Quando Alberto Ibba, l’editor della collana "Verdenero", mi ha fatto scorrere sotto il naso l’elenco dei possibili temi su cui avrei potuto imbastire un romanzo, l’occhio è subito corso a quello delle "morti bianche". Certe cose capitano come mosse dall’occulta regia del destino. Mi sono immaginato bambino di nemmeno tre anni e mio padre che rientrava a casa dopo mesi di ospedale sorretto da mia madre e con la testa interamente fasciata come un misterioso signore orientale munito di turbante. Mi raccontarono poi che alla sua vista scappai via impaurito rifugiandomi in un’altra stanza e mio padre misurò un’altra volta quanto fosse cambiata la sua e la nostra vita. La paura di un bimbo che scappa deve aver approfondito in lui, salvo per miracolo dopo un grave incidente sul lavoro, l’idea di non essere più lo stesso. Forse allora sentì sfumare definitivamente la gioventù, i suoi progetti e i suoi floridi trentacinque anni colmi della speranza di un ex contadino emigrato nella grande città.

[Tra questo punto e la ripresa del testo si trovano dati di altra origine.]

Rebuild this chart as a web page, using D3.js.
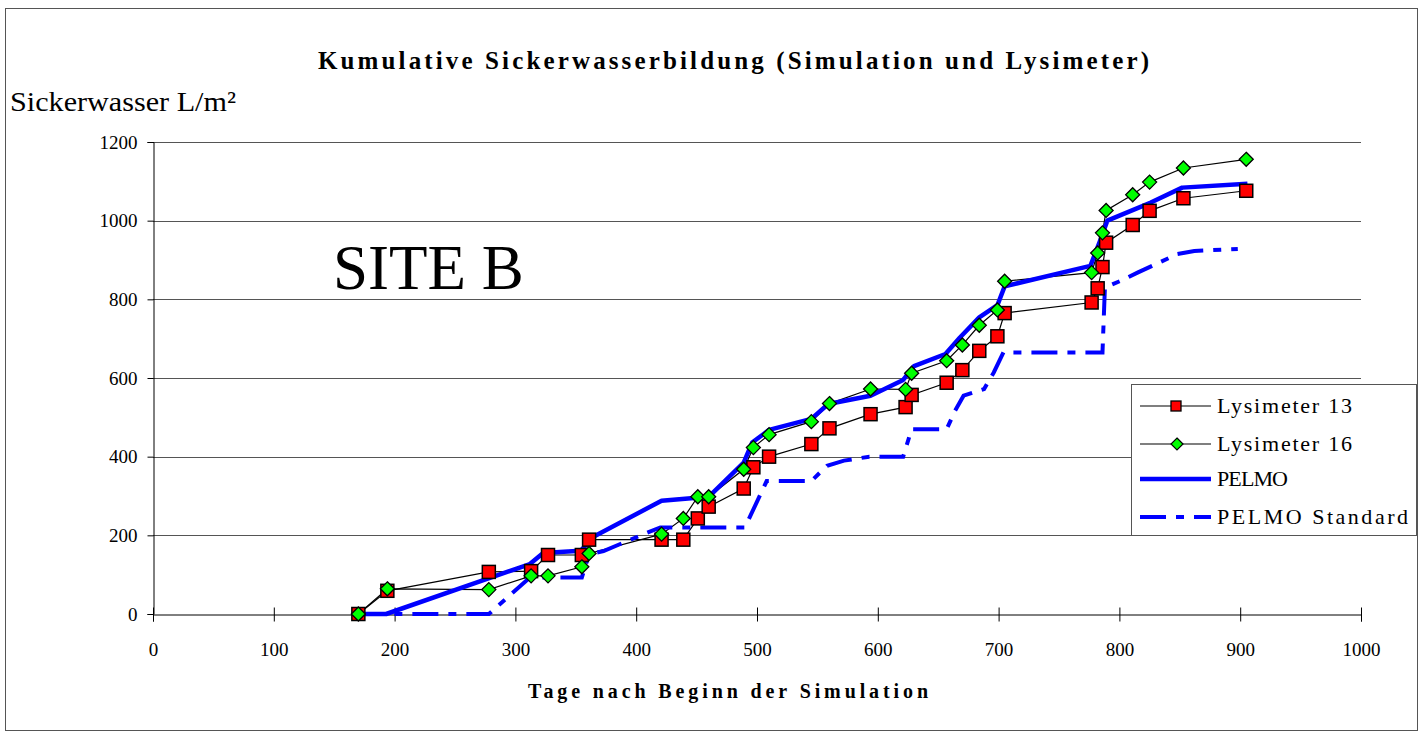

Mio padre si riprese e tornò forte, ma niente fu come prima. Un occhio spento per sempre, gravi disturbi come postumo e un’invalidità permanente. Per campare, talvolta si può anche morire. Del tutto o parzialmente, come mio padre.
Per questo ho voluto scrivere questo libro. Non solo per riportare a galla e risolvere quel grumo infantile rimasto a lungo sospeso, ma per dare voce alle tante vittime silenziose di strade, cantieri e officine, considerate con cinica indifferenza come un inamovibile dato di fatto. Per far questo ho scelto il destino di un povero del mondo, un immigrato clandestino fuori e dentro il cantiere.
In fondo il protagonista, un diciassettenne albanese, non era così diverso da mio padre. Stessa povertà, stessa speranza di riscatto, stessa tenacia sorda di rimediare alla propria condizione e stessa voglia di dare ai propri figli un destino migliore. E intorno un mondo ostile di egoismi e viltà: in definitiva disumano. E’ il mondo del profitto per il profitto, della nuova e vecchia rincorsa al denaro anche a costo di calpestare il prossimo. Corsa che non riguarda solo una parte, quella che oggi ha in mano il potere economico. La contaminazione del cinismo riguarda anche coloro che momentaneamente ne sono vittime. Appena intravista la possibilità di uscire da una condizione di inferiorità, anche queste ultime imparano alla svelta il ruolo di carnefici. Non sono quindi ammesse suddivisioni tra buoni e cattivi a partire dal ruolo.
Il male si mischia irrimediabilmente e convive più o meno latente in tutti. In questa umanità indifferenziata, c’è un vero latitante: la collettività, lo Stato con le sue regole. Qualcosa che sta sopra agli uomini, buoni o cattivi che siano, stabilendo limiti, diritti e doveri. Anche di questo parla il libro, non potendo cambiare la natura umana, ma solo raccontarla così com’è.